Whatever direction your education takes, the Library is here every step of the way. 

Intelligence Reframed

The Well-trained Mind

Rich Dad, Poor Dad for Teens

Too much, too soon? Begin with the elements: Earth, Air, Fire, Water, Ether. Start with this simple subject, type it into , opens a new windowthe search bar on the top of all pages of the Library’s new website and watch for a spark in your child’s eyes.  

Homeschooling: My Experience 

Something I discovered pretty quickly as we got started on 1st grade, you can’t force your child to be interested in something. It just doesn’t work like that. 

I am an avid reader. My son? No interest whatsoever. By the time he was in 3rd grade, I was crushed. I thought I had done something wrong. In retrospect, Bill was never going to want to read Charlotte’s Web, or paint a landscape, or play the recorder. Bill is a tinkerer. He loves math, not math workbooks. He never learned his times tables or wrote an essay about trees. 

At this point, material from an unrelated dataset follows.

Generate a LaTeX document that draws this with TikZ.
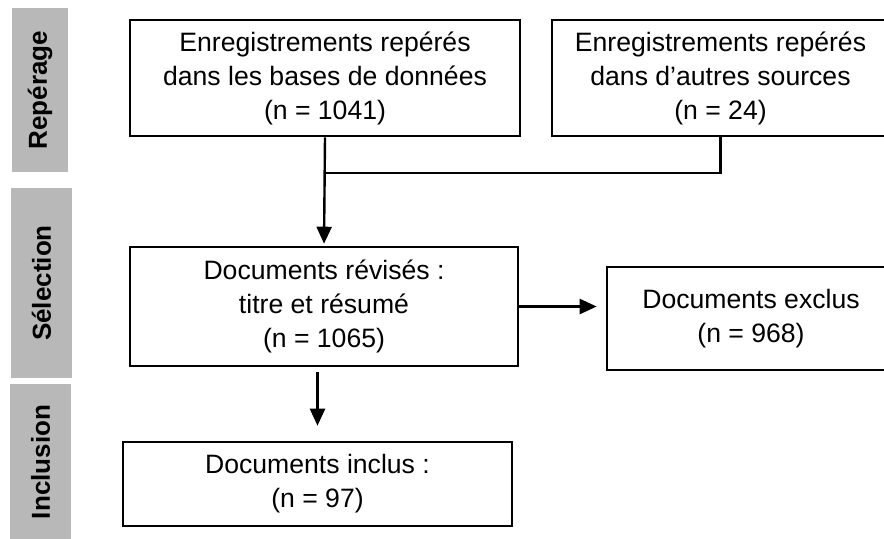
\documentclass[tikz,border=0pt]{standalone}
\usepackage{fontspec}
\setmainfont{Liberation Sans}
\usetikzlibrary{arrows.meta}
\definecolor{bargray}{RGB}{184,184,184}
\begin{document}
\begin{tikzpicture}[x=0.5pt,y=-0.5pt,
    font=\fontsize{13.3pt}{17pt}\selectfont,
    box/.style={draw,line width=1.3pt,align=center,inner sep=0pt},
    stage/.style={fill=bargray,rotate=90,inner sep=0pt,
        font=\fontsize{13pt}{15pt}\selectfont\bfseries},
    flow/.style={line width=1.2pt,-{Triangle[length=8.5pt,width=7.5pt]}}]
    \useasboundingbox (0,0) rectangle (884,538);
    % stages
    \node[stage,minimum width=82pt,minimum height=28pt] (rep) at (40,90) {Repérage};
    \node[stage,minimum width=95pt,minimum height=30.5pt] (sel) at (41.5,283) {Sélection};
    \node[stage,minimum width=78pt,minimum height=30.5pt] (inc) at (40.5,462) {Inclusion};
    % boxes
    \node[box,minimum width=195pt,minimum height=58pt] (bases) at (325,78)
        {Enregistrements repérés\\dans les bases de données\\(n = 1041)};
    \node[box,minimum width=168.5pt,minimum height=58pt] (autres) at (720.5,78)
        {Enregistrements repérés\\dans d’autres sources\\(n = 24)};
    \node[box,minimum width=194pt,minimum height=59.5pt] (revises) at (324,306.5)
        {Documents révisés :\\titre et résumé\\(n = 1065)};
    \node[box,minimum width=144pt,minimum height=51.5pt] (exclus) at (751,318.5)
        {Documents exclus\\(n = 968)};
    \node[box,minimum width=194.5pt,minimum height=42pt] (inclus) at (317.5,484)
        {Documents inclus :\\(n = 97)};
    % connectors
    \coordinate (mergey) at (0,173);
    \draw[flow,shorten >=1pt] (bases.south) -- (revises.north);
    \draw[line width=1.2pt] (autres.south) |- (bases.south |- mergey);
    \draw[flow,shorten >=4.5pt] (revises.east) -- (revises.east -| exclus.west);
    \draw[flow,shorten <=2.5pt,shorten >=7.5pt] (inclus.north |- revises.south) -- (inclus.north);
\end{tikzpicture}
\end{document}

Now I know what you are thinking, I am the worst homeschool mom EVER! Or am I? 

Three takeaways I learned over the years: Relax the rules, nurture curiosity, build confidence. Teaching your children comes with many challenges but the opportunity to shape the future through limitless love and possibilities is a priceless gift. 

The greatest resource I ever had for homeschooling just happens to be free and available 24/7.  But you already knew that didn’t you? It’s the Library! 

Here are a few of my new favorites: 

The Field Guide to Citizen Science

Strong Voices

Selfie

The most important thing that I learned through homeschooling is how to listen. My job as Bill’s teacher was not to force him to complete the busy work assigned in a classroom. My job was to wait and watch as he grew, providing him along the way with answers to his questions and support in reaching his goals. Not my goals, but his own.  

Try letting your child choose the path and guide you toward their goals. The outcomes are not as important as the time spent learning and growing together as a family. 

Being a homeschool teacher is a hard job because it requires you to let go of everything you thought was important. Testing, planning, scheduling. Those are the things we need when we are a part of a larger group. There is no need to test your own children, you already know them. And they aren’t going to be #1 at everything. But with your love, patience and support, they will excel at something. 

Making the Grade 

In short, stop measuring. Do you know your child’s percentile for height and weight? Does it matter? The measurement for homeschool success is satisfaction. Is your child laughing, smiling, growing and engaged? You get an A. 

People learn in different ways. Given the time and space, your child will choose a path toward excellence. 

The Final Outcome 

No one ever really stops learning. There is no final outcome to homeschool. Every person continues to age and learn throughout life. Enjoy your relationship for as long as you can. That is the reward of homeschooling.